**Charts and diagrams as code**

##########

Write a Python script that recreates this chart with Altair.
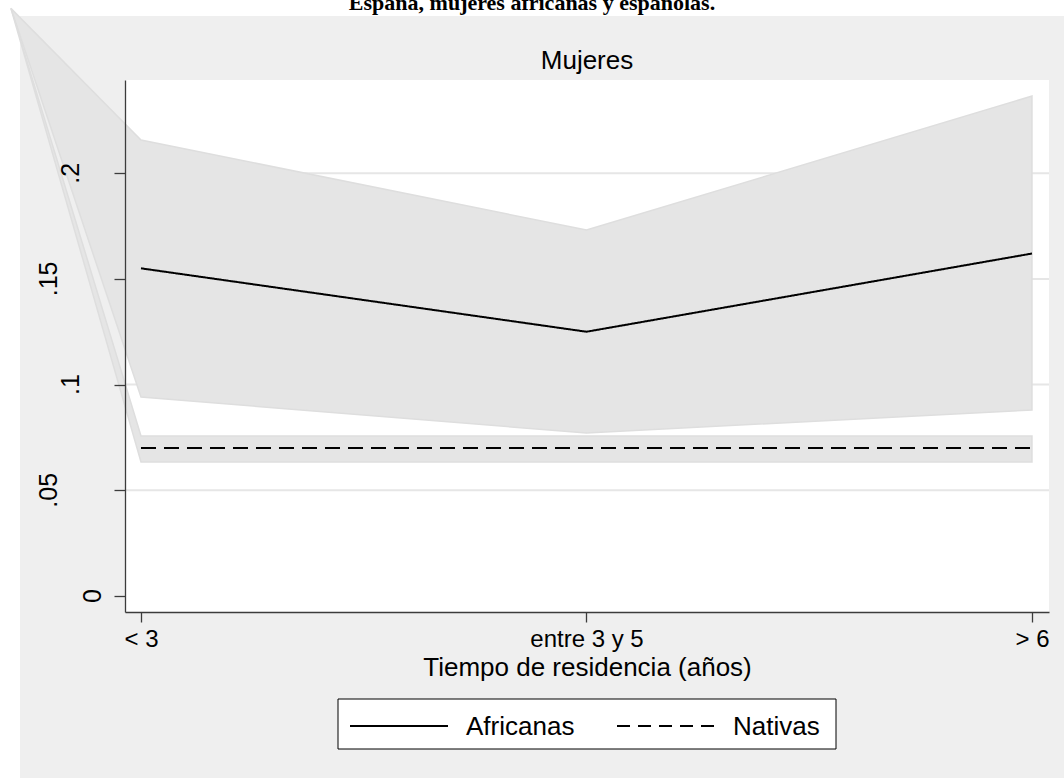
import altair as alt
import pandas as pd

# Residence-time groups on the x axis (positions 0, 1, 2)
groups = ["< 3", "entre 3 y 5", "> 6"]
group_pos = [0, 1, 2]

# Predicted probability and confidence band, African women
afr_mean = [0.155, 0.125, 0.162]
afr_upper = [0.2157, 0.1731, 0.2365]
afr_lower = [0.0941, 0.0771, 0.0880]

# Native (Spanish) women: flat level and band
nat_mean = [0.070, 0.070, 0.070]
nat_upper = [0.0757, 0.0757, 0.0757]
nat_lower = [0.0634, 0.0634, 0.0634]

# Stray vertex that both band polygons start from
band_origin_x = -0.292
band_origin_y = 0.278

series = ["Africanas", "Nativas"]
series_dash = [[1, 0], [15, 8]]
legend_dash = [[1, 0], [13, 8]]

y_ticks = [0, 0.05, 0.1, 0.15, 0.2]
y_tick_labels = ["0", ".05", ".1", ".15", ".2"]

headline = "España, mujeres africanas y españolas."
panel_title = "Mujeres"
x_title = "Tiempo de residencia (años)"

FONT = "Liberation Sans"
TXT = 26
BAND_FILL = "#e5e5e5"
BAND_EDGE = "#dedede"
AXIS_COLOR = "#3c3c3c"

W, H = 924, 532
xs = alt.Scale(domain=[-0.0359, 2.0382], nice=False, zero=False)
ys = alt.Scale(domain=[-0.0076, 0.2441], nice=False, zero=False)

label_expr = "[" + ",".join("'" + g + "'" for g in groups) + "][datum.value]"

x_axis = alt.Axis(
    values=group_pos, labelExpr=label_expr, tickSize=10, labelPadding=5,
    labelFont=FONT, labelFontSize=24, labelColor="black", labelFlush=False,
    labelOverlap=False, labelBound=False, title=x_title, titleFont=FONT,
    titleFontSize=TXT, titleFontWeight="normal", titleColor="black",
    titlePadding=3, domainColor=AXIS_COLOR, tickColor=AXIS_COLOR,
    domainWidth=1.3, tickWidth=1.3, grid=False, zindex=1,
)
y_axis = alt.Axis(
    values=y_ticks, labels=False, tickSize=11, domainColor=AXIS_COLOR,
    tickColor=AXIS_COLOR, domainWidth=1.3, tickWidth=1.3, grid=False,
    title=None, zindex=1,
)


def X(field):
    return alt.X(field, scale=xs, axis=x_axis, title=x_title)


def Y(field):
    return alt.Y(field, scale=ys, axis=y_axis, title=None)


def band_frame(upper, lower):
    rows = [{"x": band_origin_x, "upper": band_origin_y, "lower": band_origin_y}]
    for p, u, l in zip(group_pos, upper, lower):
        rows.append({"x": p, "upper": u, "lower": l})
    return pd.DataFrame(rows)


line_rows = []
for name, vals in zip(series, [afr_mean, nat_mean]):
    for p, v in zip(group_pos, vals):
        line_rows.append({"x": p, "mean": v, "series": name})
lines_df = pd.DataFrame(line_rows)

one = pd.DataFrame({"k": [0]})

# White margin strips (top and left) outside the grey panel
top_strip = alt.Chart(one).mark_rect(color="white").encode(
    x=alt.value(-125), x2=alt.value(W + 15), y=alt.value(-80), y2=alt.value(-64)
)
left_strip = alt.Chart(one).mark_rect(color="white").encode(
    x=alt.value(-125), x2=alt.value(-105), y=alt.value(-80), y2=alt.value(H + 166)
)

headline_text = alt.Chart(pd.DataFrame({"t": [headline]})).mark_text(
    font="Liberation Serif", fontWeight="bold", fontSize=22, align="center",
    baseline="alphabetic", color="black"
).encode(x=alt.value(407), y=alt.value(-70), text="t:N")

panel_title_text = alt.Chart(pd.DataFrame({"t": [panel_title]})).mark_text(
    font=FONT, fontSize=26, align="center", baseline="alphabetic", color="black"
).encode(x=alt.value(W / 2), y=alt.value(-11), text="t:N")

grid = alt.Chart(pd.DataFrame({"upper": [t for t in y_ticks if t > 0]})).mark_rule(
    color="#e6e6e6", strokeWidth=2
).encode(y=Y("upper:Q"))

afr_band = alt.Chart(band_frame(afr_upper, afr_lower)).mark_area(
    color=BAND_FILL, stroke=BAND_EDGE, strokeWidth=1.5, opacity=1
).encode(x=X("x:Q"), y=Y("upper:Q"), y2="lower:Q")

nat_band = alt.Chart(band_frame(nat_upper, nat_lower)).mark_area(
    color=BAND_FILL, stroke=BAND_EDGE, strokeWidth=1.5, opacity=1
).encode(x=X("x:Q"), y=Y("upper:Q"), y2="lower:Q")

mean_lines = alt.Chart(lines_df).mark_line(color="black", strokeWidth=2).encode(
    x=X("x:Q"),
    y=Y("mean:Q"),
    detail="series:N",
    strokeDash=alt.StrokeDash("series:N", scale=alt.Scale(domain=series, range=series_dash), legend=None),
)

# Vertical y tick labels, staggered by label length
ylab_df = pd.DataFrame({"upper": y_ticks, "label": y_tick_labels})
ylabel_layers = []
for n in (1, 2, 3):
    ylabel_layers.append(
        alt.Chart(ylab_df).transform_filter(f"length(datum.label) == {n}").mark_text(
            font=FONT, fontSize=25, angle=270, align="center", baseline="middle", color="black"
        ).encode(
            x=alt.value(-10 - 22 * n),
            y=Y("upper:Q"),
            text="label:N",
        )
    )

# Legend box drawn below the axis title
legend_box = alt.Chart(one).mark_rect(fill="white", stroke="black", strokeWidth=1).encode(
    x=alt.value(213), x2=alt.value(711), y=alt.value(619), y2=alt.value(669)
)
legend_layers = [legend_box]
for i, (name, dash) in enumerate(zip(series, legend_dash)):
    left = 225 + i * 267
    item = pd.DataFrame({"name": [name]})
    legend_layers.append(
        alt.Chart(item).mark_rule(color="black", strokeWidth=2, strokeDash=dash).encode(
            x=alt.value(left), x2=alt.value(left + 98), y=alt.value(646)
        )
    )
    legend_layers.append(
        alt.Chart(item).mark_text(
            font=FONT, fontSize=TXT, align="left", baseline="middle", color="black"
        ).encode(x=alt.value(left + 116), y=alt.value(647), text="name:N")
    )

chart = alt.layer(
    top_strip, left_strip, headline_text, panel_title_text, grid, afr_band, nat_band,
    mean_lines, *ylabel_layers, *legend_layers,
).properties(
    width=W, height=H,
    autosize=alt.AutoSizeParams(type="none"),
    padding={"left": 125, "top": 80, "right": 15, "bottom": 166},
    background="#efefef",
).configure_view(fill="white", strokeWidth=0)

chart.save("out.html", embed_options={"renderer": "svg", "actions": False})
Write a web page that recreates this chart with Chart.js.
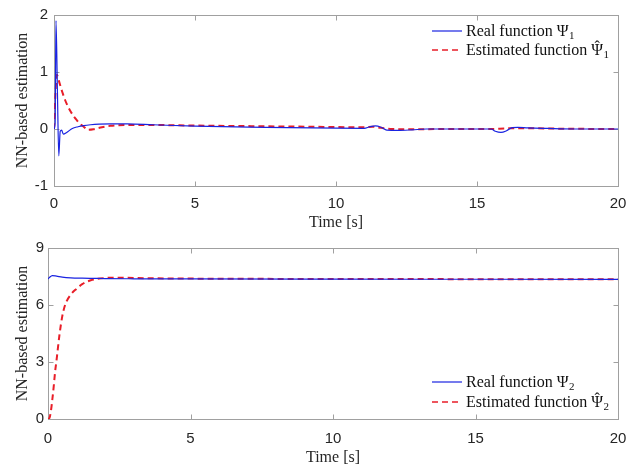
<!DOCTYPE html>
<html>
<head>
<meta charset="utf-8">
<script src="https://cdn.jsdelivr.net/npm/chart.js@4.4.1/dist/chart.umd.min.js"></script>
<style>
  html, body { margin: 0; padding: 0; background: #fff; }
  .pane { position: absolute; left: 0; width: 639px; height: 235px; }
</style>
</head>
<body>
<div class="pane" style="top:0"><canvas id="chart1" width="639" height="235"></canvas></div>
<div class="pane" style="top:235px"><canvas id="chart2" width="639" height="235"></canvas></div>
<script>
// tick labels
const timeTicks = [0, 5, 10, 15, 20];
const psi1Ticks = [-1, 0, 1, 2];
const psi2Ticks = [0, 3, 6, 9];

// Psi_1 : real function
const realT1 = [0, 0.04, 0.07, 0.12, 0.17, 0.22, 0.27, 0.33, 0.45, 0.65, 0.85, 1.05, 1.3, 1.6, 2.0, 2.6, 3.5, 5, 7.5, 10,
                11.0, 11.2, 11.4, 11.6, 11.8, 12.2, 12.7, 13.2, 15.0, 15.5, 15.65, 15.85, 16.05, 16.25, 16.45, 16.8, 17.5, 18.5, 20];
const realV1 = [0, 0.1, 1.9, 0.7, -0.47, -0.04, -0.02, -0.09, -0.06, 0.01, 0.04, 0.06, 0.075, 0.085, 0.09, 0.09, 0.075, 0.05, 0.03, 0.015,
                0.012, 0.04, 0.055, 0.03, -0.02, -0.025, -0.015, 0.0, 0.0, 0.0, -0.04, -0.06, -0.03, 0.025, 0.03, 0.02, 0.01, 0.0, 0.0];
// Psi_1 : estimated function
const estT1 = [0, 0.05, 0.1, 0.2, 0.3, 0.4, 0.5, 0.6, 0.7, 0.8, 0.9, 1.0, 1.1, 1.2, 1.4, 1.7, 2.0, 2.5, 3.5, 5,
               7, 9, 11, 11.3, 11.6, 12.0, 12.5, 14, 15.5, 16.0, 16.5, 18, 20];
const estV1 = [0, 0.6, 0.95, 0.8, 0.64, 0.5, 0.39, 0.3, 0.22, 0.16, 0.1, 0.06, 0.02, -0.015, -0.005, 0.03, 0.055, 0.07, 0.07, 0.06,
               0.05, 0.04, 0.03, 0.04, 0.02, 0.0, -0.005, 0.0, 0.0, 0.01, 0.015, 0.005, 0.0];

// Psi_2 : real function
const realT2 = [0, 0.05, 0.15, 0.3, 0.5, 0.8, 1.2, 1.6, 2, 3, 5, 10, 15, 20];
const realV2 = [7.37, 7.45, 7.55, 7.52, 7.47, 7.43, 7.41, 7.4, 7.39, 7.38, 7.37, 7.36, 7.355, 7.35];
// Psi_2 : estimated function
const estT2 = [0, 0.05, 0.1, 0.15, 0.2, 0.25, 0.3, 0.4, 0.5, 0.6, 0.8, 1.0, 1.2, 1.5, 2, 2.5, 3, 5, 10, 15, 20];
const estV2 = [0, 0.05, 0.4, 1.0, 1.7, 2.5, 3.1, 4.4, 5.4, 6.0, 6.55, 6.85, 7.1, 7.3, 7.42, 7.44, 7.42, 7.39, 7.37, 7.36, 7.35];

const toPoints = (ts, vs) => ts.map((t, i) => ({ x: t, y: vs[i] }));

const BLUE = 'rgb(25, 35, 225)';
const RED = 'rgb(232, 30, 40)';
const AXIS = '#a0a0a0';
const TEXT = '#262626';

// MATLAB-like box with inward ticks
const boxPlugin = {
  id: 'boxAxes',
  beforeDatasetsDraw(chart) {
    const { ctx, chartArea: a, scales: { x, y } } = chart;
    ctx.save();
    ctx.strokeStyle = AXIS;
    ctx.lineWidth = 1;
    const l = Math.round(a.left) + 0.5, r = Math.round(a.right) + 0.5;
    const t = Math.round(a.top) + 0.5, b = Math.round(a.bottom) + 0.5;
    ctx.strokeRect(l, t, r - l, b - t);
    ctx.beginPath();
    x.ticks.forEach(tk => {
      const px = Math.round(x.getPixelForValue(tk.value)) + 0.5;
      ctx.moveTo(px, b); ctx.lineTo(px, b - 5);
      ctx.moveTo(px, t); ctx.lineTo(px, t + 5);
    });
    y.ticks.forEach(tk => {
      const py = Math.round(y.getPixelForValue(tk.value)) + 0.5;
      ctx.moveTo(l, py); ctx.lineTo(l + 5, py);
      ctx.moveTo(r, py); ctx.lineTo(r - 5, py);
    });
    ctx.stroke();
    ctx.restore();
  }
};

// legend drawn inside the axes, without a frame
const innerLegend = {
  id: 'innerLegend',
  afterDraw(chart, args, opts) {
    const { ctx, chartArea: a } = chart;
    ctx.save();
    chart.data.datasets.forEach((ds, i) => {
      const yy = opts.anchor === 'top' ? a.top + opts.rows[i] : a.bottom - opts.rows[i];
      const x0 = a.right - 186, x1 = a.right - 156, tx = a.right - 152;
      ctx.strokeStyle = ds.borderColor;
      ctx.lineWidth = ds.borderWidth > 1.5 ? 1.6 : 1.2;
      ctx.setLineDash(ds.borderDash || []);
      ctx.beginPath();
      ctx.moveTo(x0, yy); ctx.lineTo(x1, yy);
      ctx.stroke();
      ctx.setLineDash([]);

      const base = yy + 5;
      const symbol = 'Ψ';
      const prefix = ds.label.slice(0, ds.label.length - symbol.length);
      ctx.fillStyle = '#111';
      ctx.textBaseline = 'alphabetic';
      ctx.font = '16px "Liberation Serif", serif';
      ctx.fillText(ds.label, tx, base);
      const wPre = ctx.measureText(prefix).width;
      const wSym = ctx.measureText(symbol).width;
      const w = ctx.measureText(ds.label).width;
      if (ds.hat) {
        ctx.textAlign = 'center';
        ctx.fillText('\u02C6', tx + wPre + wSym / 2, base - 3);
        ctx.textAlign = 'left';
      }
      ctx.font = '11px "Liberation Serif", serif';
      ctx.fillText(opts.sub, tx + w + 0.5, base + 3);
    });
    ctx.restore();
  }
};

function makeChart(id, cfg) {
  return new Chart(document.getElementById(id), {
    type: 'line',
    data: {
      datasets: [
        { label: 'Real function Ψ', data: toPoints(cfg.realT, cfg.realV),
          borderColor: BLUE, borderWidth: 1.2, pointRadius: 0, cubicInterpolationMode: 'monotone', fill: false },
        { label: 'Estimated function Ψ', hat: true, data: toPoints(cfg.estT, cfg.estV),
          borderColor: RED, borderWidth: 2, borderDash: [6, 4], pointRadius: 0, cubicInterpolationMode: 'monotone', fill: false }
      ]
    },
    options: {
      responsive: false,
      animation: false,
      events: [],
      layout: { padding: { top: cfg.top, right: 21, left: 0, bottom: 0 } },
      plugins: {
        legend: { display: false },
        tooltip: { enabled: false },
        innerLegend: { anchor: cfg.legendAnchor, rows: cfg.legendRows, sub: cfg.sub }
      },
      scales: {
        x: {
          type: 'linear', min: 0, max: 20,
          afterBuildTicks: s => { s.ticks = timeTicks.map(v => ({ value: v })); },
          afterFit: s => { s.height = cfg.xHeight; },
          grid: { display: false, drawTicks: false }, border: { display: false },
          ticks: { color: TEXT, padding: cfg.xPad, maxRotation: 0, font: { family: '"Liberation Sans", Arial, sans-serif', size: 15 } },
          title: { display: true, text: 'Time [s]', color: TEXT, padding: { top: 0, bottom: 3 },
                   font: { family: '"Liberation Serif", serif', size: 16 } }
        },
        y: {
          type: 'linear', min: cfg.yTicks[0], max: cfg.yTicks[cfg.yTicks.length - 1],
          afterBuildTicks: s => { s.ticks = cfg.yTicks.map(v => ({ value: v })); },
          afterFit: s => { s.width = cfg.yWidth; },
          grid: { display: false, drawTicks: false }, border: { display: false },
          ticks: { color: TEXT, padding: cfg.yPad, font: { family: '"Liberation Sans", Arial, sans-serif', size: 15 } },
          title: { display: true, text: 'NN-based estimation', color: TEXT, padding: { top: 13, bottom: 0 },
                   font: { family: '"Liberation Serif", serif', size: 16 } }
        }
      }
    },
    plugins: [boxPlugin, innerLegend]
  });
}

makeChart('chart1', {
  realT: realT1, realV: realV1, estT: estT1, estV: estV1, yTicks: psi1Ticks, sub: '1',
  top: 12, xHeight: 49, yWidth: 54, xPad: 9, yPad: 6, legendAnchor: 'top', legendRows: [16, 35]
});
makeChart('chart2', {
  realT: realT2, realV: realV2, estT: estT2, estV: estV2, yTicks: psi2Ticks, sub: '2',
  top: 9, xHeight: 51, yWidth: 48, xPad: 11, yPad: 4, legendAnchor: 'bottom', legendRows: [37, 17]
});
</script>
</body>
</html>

##########

**STATED PROBLEM**
Repeat the lines from where the entries begin to the line with "group_pos = [0, 1, 2]", both included. Any picture is left out.

**TASK RESPONSE**
Write a Python script that recreates this chart with Altair.
import altair as alt
import pandas as pd

# Residence-time groups on the x axis (positions 0, 1, 2)
groups = ["< 3", "entre 3 y 5", "> 6"]
group_pos = [0, 1, 2]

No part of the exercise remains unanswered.